On Monday, it hardly mattered that Obama’s inauguration was still hours away. Dozens of people from all over the country were already lining up at Metro stations around D.C. last night, waiting to get their passes ahead of Tuesday morning’s rush.
At one diner in Greenbelt, Maryland–about a half hour from downtown D.C.–customers are already eating “Patriotic Pancakes,” as part of a special inauguration menu.
And the cameras are already flashing at the Capitol, where dozens of bystanders were photographing the inaugural setup on a cold, clear night.
Emanuel Scott, 43, from Harlem, New York City, was one of those taking in the scene at the Capitol Monday night.
“Tonight, we were able to walk right up to the grandstand, see all the chairs and where the platform is going to be where Obama will take the oath, which is great because I know tomorrow … we’ll be back by the (Washington) Monument,” he said. “We wanted to just get a feel for what it’s going to be like.”
Other, more fortunate inauguration-goers could be found in long lines outside the House and Senate office buildings early Monday morning, waiting to get their tickets to Obama’s swearing-in ceremony.
After picking up my E&P media credential Monday afternoon, I headed to the Newseum a few hours later for a behind-the-scenes look at CNN’s broadcast operation on the rooftop. I got to observe about 20 minutes of live programming, led by Wolf Blitzer. Though the control room was fairly warm, it got a bit chilly near the set adjoining it. No wonder Anderson Cooper has been accusing Blitzer of stealing all the heaters.

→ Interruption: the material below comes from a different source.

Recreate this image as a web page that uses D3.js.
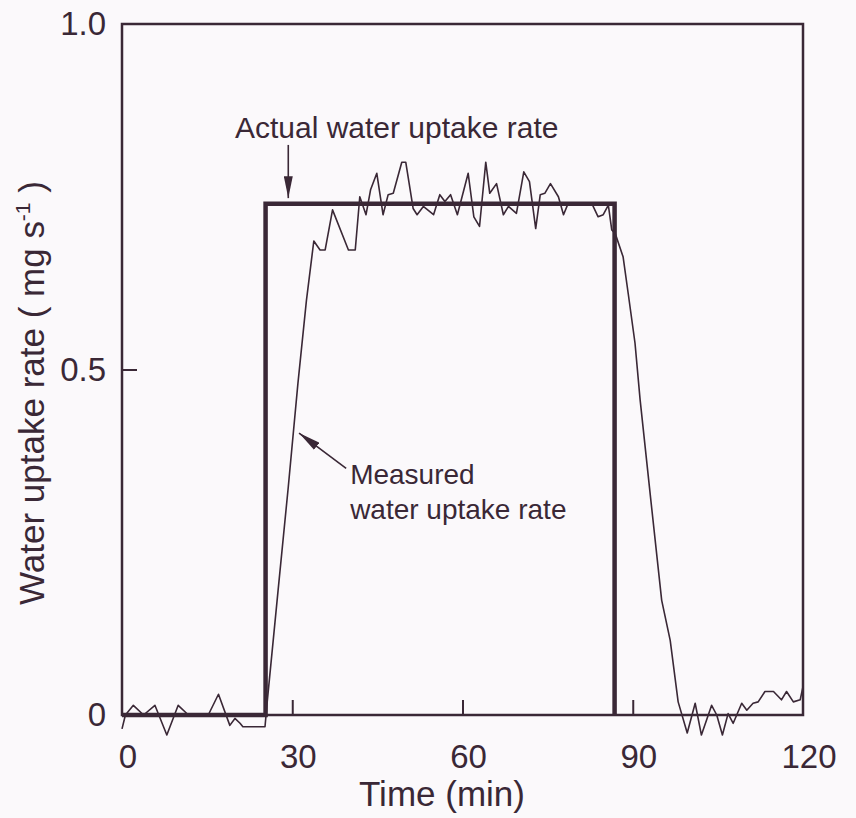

Despite the cold, the view from atop the Newseum–with the well-lit Capitol in the line of sight on inauguration eve–made it all worth it. The big Huffington Post party took place at the Newseum last night, with celebrities, minor or major, galore.
When I finally arrived back in Greenbelt–I’m staying with my 78-year-old uncle for the inauguration–he suggested we grab some dinner at the Silver Diner in town. Any place outside of D.C. would have been fine; I just wanted an hour or two to decompress after a long day of Obama-mania.
He ordered some breakfast, then asked me, “How about an ‘Obamalette’ tonight?”
It sounded good, but not willing to give in to any more of the hype for the night, I tossed the inauguration menu aside and settled for a platter of shrimp.